:: Objective ::
Return the lines that follow, exactly as they appear, from the first through the one containing "const panelARightTicks = [200, 800, 100];"; no pictures are to be included.

Dataset records

◇ ◇ ◇ ◇ ◇ ◇ ◇

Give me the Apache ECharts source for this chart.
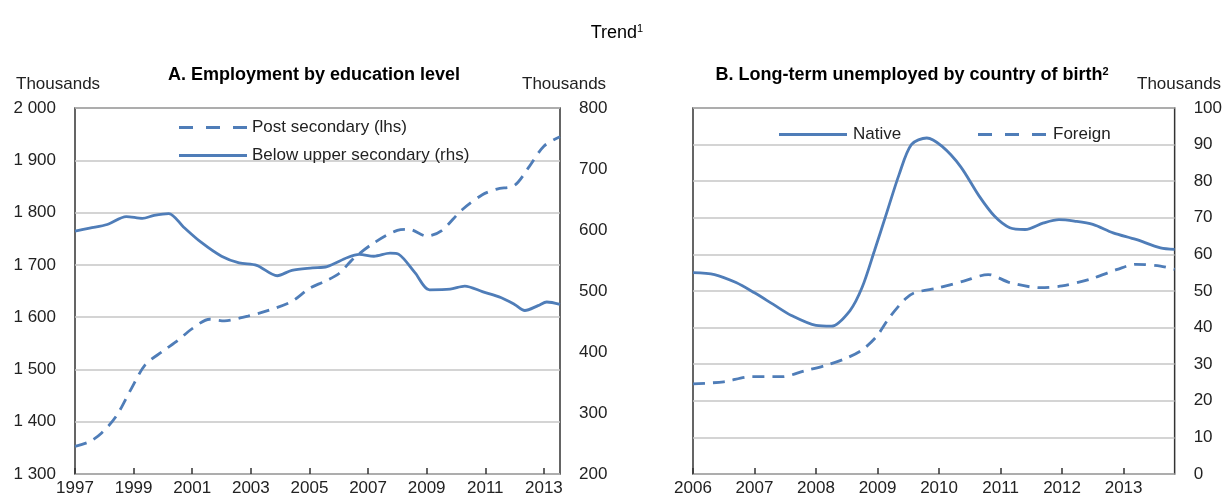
<!DOCTYPE html>
<html>
<head>
<meta charset="utf-8">
<script src="https://cdn.jsdelivr.net/npm/echarts@6/dist/echarts.min.js"></script>
<style>
  html, body { margin: 0; padding: 0; background: #fff; }
  #chart { width: 1225px; height: 500px; }
</style>
</head>
<body>
<div id="chart"></div>
<script>
// ---- Data ----
// Panel A: Employment by education level (thousands)
const postSecYears = [1997.0,1997.5,1997.9,1998.4,1998.9,1999.4,2000.0,2000.5,2001.0,2001.6,2002.1,2002.9,2003.6,2004.4,2005.0,2005.5,2006.0,2006.5,2007.2,2008.0,2008.4,2009.0,2009.5,2010.2,2010.9,2011.4,2012.0,2012.5,2013.0,2013.55];
const postSecValues = [1353,1362,1378,1410,1461,1509,1535,1555,1578,1596,1593,1602,1613,1630,1655,1668,1683,1712,1742,1766,1768,1755,1765,1805,1834,1845,1852,1888,1927,1945];
const belowYears = [1997.0,1997.5,1998.1,1998.75,1999.3,1999.7,2000.2,2000.7,2001.3,2002.0,2002.6,2003.2,2003.9,2004.4,2005.1,2005.6,2006.3,2006.7,2007.2,2007.75,2008.05,2008.6,2009.1,2009.8,2010.3,2010.9,2011.55,2012.0,2012.35,2012.8,2013.1,2013.55];
const belowValues = [598,603,609,622,619,624,627,605,580,557,546,542,525,534,538,540,555,560,557,562,560,530,502,503,508,499,489,478,468,476,482,478];
const panelAStart = 1997, panelAEnd = 2013.55;
const panelALeftTicks = [1300, 2000, 100];   // min, max, step
const panelARightTicks = [200, 800, 100];

// Panel B: Long-term unemployed by country of birth (thousands)
const nativeYears = [2006.0,2006.35,2006.7,2007.0,2007.3,2007.6,2008.0,2008.25,2008.55,2008.75,2008.95,2009.15,2009.35,2009.55,2009.8,2010.05,2010.35,2010.65,2010.9,2011.15,2011.4,2011.7,2011.95,2012.2,2012.5,2012.83,2013.2,2013.6,2013.83];
const nativeValues = [55,54.5,52.3,49.5,46.4,43.3,40.6,40.4,44.6,51,61,71.4,81.8,90,91.8,89.5,84,76,70.5,67.3,66.8,68.6,69.5,69.1,68.2,65.9,64.1,61.8,61.4];
const foreignYears = [2006.0,2006.5,2006.95,2007.45,2007.8,2008.2,2008.5,2008.75,2008.98,2009.2,2009.45,2009.6,2010.0,2010.4,2010.8,2011.15,2011.65,2012.0,2012.45,2012.9,2013.2,2013.6,2013.83];
const foreignValues = [24.6,25.2,26.6,26.6,28.1,29.9,31.7,33.9,37.5,42.9,47.8,49.5,50.9,52.7,54.5,52.3,50.9,51.4,53.2,55.9,57.3,56.8,55.9];
const panelBStart = 2006, panelBEnd = 2013.83;
const panelBTicks = [0, 100, 10];

// ---- Build ----
const LINE = '#4f7db8';
const FONT = 'Liberation Sans';
const pairs = (xs, ys, start) => xs.map((x, i) => [x - start, ys[i]]);
const spaced = v => { const s = String(v); return s.length > 3 ? s.slice(0, s.length - 3) + ' ' + s.slice(-3) : s; };
const lbl = { color: '#222', fontFamily: FONT, fontSize: 17 };
const legText = { fontFamily: FONT, fontSize: 17, color: '#222' };
const SOLID_ICON = 'path://M0,0H68V3H0Z';
const DASH_ICON = 'path://M0,0H14V3H0Z M27,0H41V3H27Z M54,0H68V3H54Z';

const chart = echarts.init(document.getElementById('chart'), null, { renderer: 'canvas' });
const gridBox = { show: true, borderColor: '#333', borderWidth: 1.5, backgroundColor: 'transparent' };

const option = {
  animation: false,
  backgroundColor: '#fff',
  title: [
    { text: 'Trend{sup|1}', left: 612, top: 18, textAlign: 'center',
      textStyle: { fontFamily: FONT, fontSize: 18, fontWeight: 'normal', color: '#000',
        rich: { sup: { fontSize: 11, verticalAlign: 'top', padding: [0,0,9,0], color: '#000', fontFamily: FONT } } } },
    { text: 'A. Employment by education level', left: 309, top: 61, textAlign: 'center',
      textStyle: { fontFamily: FONT, fontSize: 18, fontWeight: 'bold', color: '#000' } },
    { text: 'B. Long-term unemployed by country of birth{sup|2}', left: 907, top: 61, textAlign: 'center',
      textStyle: { fontFamily: FONT, fontSize: 18, fontWeight: 'bold', color: '#000',
        rich: { sup: { fontSize: 11, fontWeight: 'bold', verticalAlign: 'top', padding: [0,0,8,0], color: '#000', fontFamily: FONT } } } }
  ],
  graphic: [
    { type: 'text', left: 16, top: 76, style: { text: 'Thousands', fontFamily: FONT, fontSize: 17, fill: '#222' } },
    { type: 'text', left: 522, top: 76, style: { text: 'Thousands', fontFamily: FONT, fontSize: 17, fill: '#222' } },
    { type: 'text', left: 1137, top: 76, style: { text: 'Thousands', fontFamily: FONT, fontSize: 17, fill: '#222' } }
  ],
  legend: [
    { left: 174, top: 114, orient: 'vertical', itemWidth: 68, itemHeight: 3, itemGap: 11,
      textStyle: legText,
      data: [ { name: 'Post secondary (lhs)', icon: DASH_ICON }, { name: 'Below upper secondary (rhs)', icon: SOLID_ICON } ] },
    { left: 774, top: 121, itemWidth: 70, itemHeight: 3, textStyle: legText,
      data: [ { name: 'Native', icon: SOLID_ICON } ] },
    { left: 973, top: 121, itemWidth: 72, itemHeight: 3, textStyle: legText,
      data: [ { name: 'Foreign', icon: DASH_ICON } ] }
  ],
  grid: [
    Object.assign({ left: 75, top: 108, width: 485, height: 366 }, gridBox),
    Object.assign({ left: 693, top: 108, width: 483, height: 366 }, gridBox)
  ],
  xAxis: [
    { type: 'value', gridIndex: 0, min: 0, max: panelAEnd - panelAStart, interval: 2,
      axisLine: { show: false }, splitLine: { show: false },
      axisTick: { inside: true, length: 6, lineStyle: { color: '#333', width: 1.5 } },
      axisLabel: Object.assign({ margin: 6, showMaxLabel: false,
        formatter: v => Number.isInteger(v) ? String(panelAStart + v) : '' }, lbl) },
    { type: 'value', gridIndex: 1, min: 0, max: panelBEnd - panelBStart, interval: 1,
      axisLine: { show: false }, splitLine: { show: false },
      axisTick: { inside: true, length: 6, lineStyle: { color: '#333', width: 1.5 } },
      axisLabel: Object.assign({ margin: 6, showMaxLabel: false,
        formatter: v => Number.isInteger(v) ? String(panelBStart + v) : '' }, lbl) }
  ],
  yAxis: [
    { type: 'value', gridIndex: 0, position: 'left', min: panelALeftTicks[0], max: panelALeftTicks[1], interval: panelALeftTicks[2],
      axisLine: { show: false }, axisTick: { show: false },
      splitLine: { show: true, lineStyle: { color: '#c6c6c6', width: 1.6 } },
      axisLabel: Object.assign({ margin: 19, formatter: spaced }, lbl) },
    { type: 'value', gridIndex: 0, position: 'right', min: panelARightTicks[0], max: panelARightTicks[1], interval: panelARightTicks[2],
      axisLine: { show: false }, axisTick: { show: false }, splitLine: { show: false },
      axisLabel: Object.assign({ margin: 19 }, lbl) },
    { type: 'value', gridIndex: 1, position: 'right', min: panelBTicks[0], max: panelBTicks[1], interval: panelBTicks[2],
      axisLine: { show: false }, axisTick: { show: false },
      splitLine: { show: true, lineStyle: { color: '#c6c6c6', width: 1.6 } },
      axisLabel: Object.assign({ margin: 19 }, lbl) }
  ],
  series: [
    { name: 'Post secondary (lhs)', type: 'line', xAxisIndex: 0, yAxisIndex: 0, symbol: 'none', smooth: 0.3,
      lineStyle: { color: LINE, width: 2.8, type: [12, 8] }, itemStyle: { color: LINE },
      data: pairs(postSecYears, postSecValues, panelAStart) },
    { name: 'Below upper secondary (rhs)', type: 'line', xAxisIndex: 0, yAxisIndex: 1, symbol: 'none', smooth: 0.3,
      lineStyle: { color: LINE, width: 2.8 }, itemStyle: { color: LINE },
      data: pairs(belowYears, belowValues, panelAStart) },
    { name: 'Native', type: 'line', xAxisIndex: 1, yAxisIndex: 2, symbol: 'none', smooth: 0.3,
      lineStyle: { color: LINE, width: 2.8 }, itemStyle: { color: LINE },
      data: pairs(nativeYears, nativeValues, panelBStart) },
    { name: 'Foreign', type: 'line', xAxisIndex: 1, yAxisIndex: 2, symbol: 'none', smooth: 0.3,
      lineStyle: { color: LINE, width: 2.8, type: [12, 8] }, itemStyle: { color: LINE },
      data: pairs(foreignYears, foreignValues, panelBStart) }
  ]
};
chart.setOption(option);
</script>
</body>
</html>
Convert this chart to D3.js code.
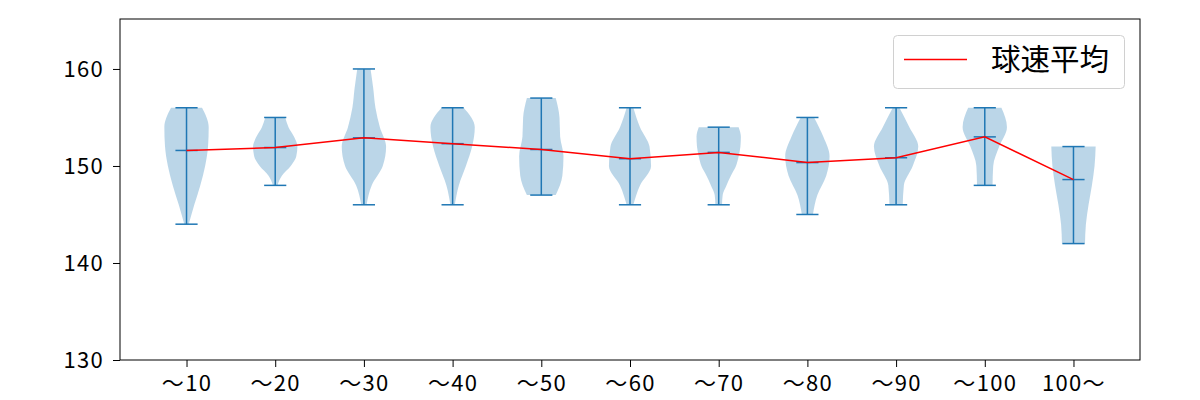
<!DOCTYPE html>
<html><head><meta charset="utf-8">
<script src="https://cdn.jsdelivr.net/npm/d3@7"></script>
<style>body{margin:0;background:#fff;}svg{display:block;}</style>
</head><body>
<svg id="c" width="1200" height="400"></svg>
<script>
const categories = ["～10","～20","～30","～40","～50","～60","～70","～80","～90","～100","100～"];
const maxVals  = [156,155,160,156,157,156,154,155,156,156,152];
const minVals  = [144,148,146,146,147,146,146,145,146,148,142];
const meanVals = [151.6,151.9,152.9,152.3,151.7,150.75,151.4,150.35,150.85,153.0,148.6];
// relative violin half-widths, sampled evenly from min to max (bottom -> top)
const densities = [
  [0.1,0.35,0.62,0.84,0.97,1.0,0.7],
  [0.1,0.3,0.7,0.95,1.0,0.85,0.6,0.45],
  [0.12,0.35,0.85,1.0,0.72,0.52,0.42,0.3],
  [0.1,0.28,0.6,0.88,1.0,0.5],
  [0.65,0.95,1.0,0.85,0.82,0.65],
  [0.15,0.45,0.95,0.88,0.45,0.15],
  [0.15,0.18,0.35,0.55,0.78,0.9,0.98,1.0,0.9],
  [0.25,0.45,0.85,1.0,0.72,0.3],
  [0.3,0.35,0.75,1.0,0.6,0.15],
  [0.35,0.38,0.65,1.0,0.75],
  [0.52,0.56,0.68,0.83,0.95,1.0]
];
const yTicks = [130,140,150,160];
const legendLabel = "球速平均";

const svg = d3.select("#c");
const L=120,R=1140,T=19,B=360;
const x = d3.scaleLinear().domain([0.25, categories.length+0.75]).range([L,R]);
const y = d3.scaleLinear().domain([130,165.15]).range([B,T]);
const unit = x(2)-x(1);
const halfW = 0.25*unit;
const capW = 0.125*unit;
const blue = "#1f77b4";
const font = "'Noto Sans CJK JP', 'DejaVu Sans', sans-serif";

categories.forEach((c,i)=>{
  const cx = x(i+1);
  const d = densities[i];
  const n = d.length;
  const pts = d.map((w,j)=>({v: minVals[i] + (maxVals[i]-minVals[i])*j/(n-1), w}));
  const area = d3.area()
    .y(p=>y(p.v))
    .x0(p=>cx - p.w*halfW)
    .x1(p=>cx + p.w*halfW)
    .curve(d3.curveMonotoneY);
  svg.append("path").attr("d", area(pts))
    .attr("fill", blue).attr("fill-opacity", 0.3).attr("stroke","none");
});

// vertical lines and caps
categories.forEach((c,i)=>{
  const cx = x(i+1);
  const g = svg.append("g").attr("stroke", blue).attr("stroke-width", 1.5);
  g.append("line").attr("x1",cx).attr("x2",cx).attr("y1",y(minVals[i])).attr("y2",y(maxVals[i]));
  [minVals[i],maxVals[i],meanVals[i]].forEach(v=>{
    g.append("line").attr("x1",cx-capW).attr("x2",cx+capW).attr("y1",y(v)).attr("y2",y(v));
  });
});

// mean line
svg.append("path")
  .datum(meanVals)
  .attr("d", d3.line().x((v,i)=>x(i+1)).y(v=>y(v)))
  .attr("fill","none").attr("stroke","red").attr("stroke-width",1.5);

// axes
const yAxis = d3.axisLeft(y).tickValues(yTicks).tickSize(7).tickPadding(9).tickFormat(d3.format("d"));
const gy = svg.append("g").attr("transform",`translate(${L},0)`).call(yAxis);
const xAxis = d3.axisBottom(x).tickValues(d3.range(1,categories.length+1)).tickSize(7).tickPadding(8).tickFormat((d)=>categories[d-1]);
const gx = svg.append("g").attr("transform",`translate(0,${B})`).call(xAxis);
[gx,gy].forEach(g=>{
  g.select(".domain").remove();
  g.selectAll("line").attr("stroke","#000").attr("stroke-width",1);
  g.selectAll("text").attr("font-family",font).attr("font-size",22).attr("letter-spacing","1.3px").attr("fill","#000");
});

svg.append("rect").attr("x",L).attr("y",T).attr("width",R-L).attr("height",B-T)
  .attr("fill","none").attr("stroke","#000").attr("stroke-width",1);

// legend
const lg = svg.append("g");
lg.append("rect").attr("x",893.5).attr("y",35.5).attr("width",231).attr("height",53).attr("rx",4)
  .attr("fill","#fff").attr("fill-opacity",0.8).attr("stroke","#d0d0d0").attr("stroke-width",1);
lg.append("line").attr("x1",904).attr("x2",967).attr("y1",59.5).attr("y2",59.5).attr("stroke","red").attr("stroke-width",1.5);
lg.append("text").attr("x",991).attr("y",70).text(legendLabel)
  .attr("font-family",font).attr("font-size",29.5).attr("fill","#000");
</script>
</body></html>
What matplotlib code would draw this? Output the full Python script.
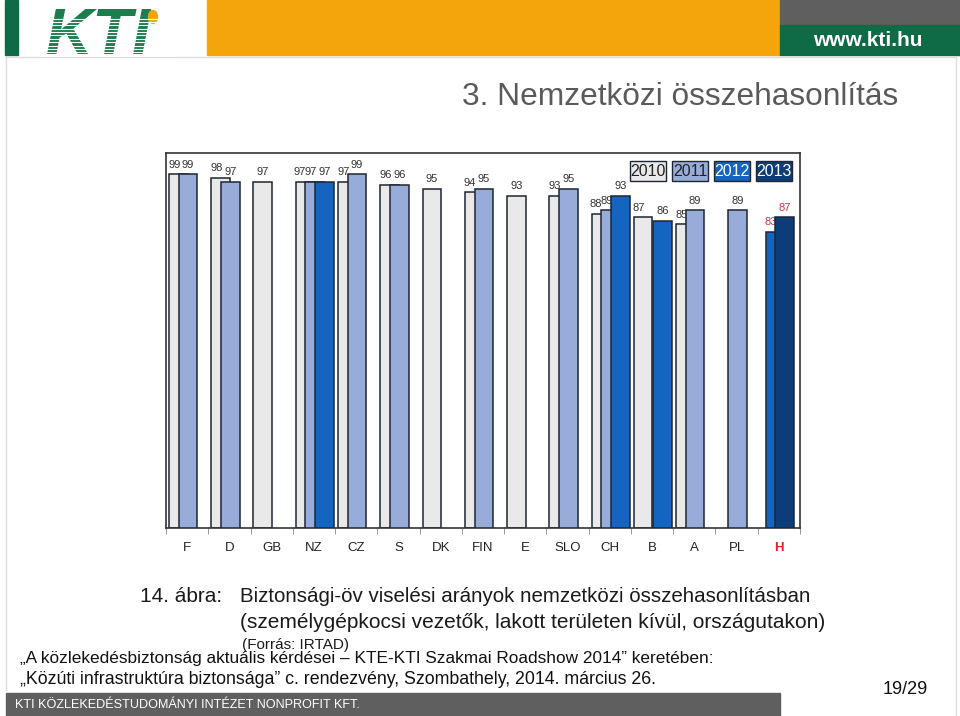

◇ ◇ ◇ ◇ ◇ ◇ ◇

:: Completed task ::
Give me the Apache ECharts source for this chart.
<!DOCTYPE html>
<html>
<head>
<meta charset="utf-8">
<script src="https://cdn.jsdelivr.net/npm/echarts@6/dist/echarts.min.js"></script>
<style>
  html, body { margin: 0; padding: 0; background: #fff; }
  #chart { width: 1225px; height: 500px; }
</style>
</head>
<body>
<div id="chart"></div>
<script>
// ---- Data ----
// Panel A: Employment by education level (thousands)
const postSecYears = [1997.0,1997.5,1997.9,1998.4,1998.9,1999.4,2000.0,2000.5,2001.0,2001.6,2002.1,2002.9,2003.6,2004.4,2005.0,2005.5,2006.0,2006.5,2007.2,2008.0,2008.4,2009.0,2009.5,2010.2,2010.9,2011.4,2012.0,2012.5,2013.0,2013.55];
const postSecValues = [1353,1362,1378,1410,1461,1509,1535,1555,1578,1596,1593,1602,1613,1630,1655,1668,1683,1712,1742,1766,1768,1755,1765,1805,1834,1845,1852,1888,1927,1945];
const belowYears = [1997.0,1997.5,1998.1,1998.75,1999.3,1999.7,2000.2,2000.7,2001.3,2002.0,2002.6,2003.2,2003.9,2004.4,2005.1,2005.6,2006.3,2006.7,2007.2,2007.75,2008.05,2008.6,2009.1,2009.8,2010.3,2010.9,2011.55,2012.0,2012.35,2012.8,2013.1,2013.55];
const belowValues = [598,603,609,622,619,624,627,605,580,557,546,542,525,534,538,540,555,560,557,562,560,530,502,503,508,499,489,478,468,476,482,478];
const panelAStart = 1997, panelAEnd = 2013.55;
const panelALeftTicks = [1300, 2000, 100];   // min, max, step
const panelARightTicks = [200, 800, 100];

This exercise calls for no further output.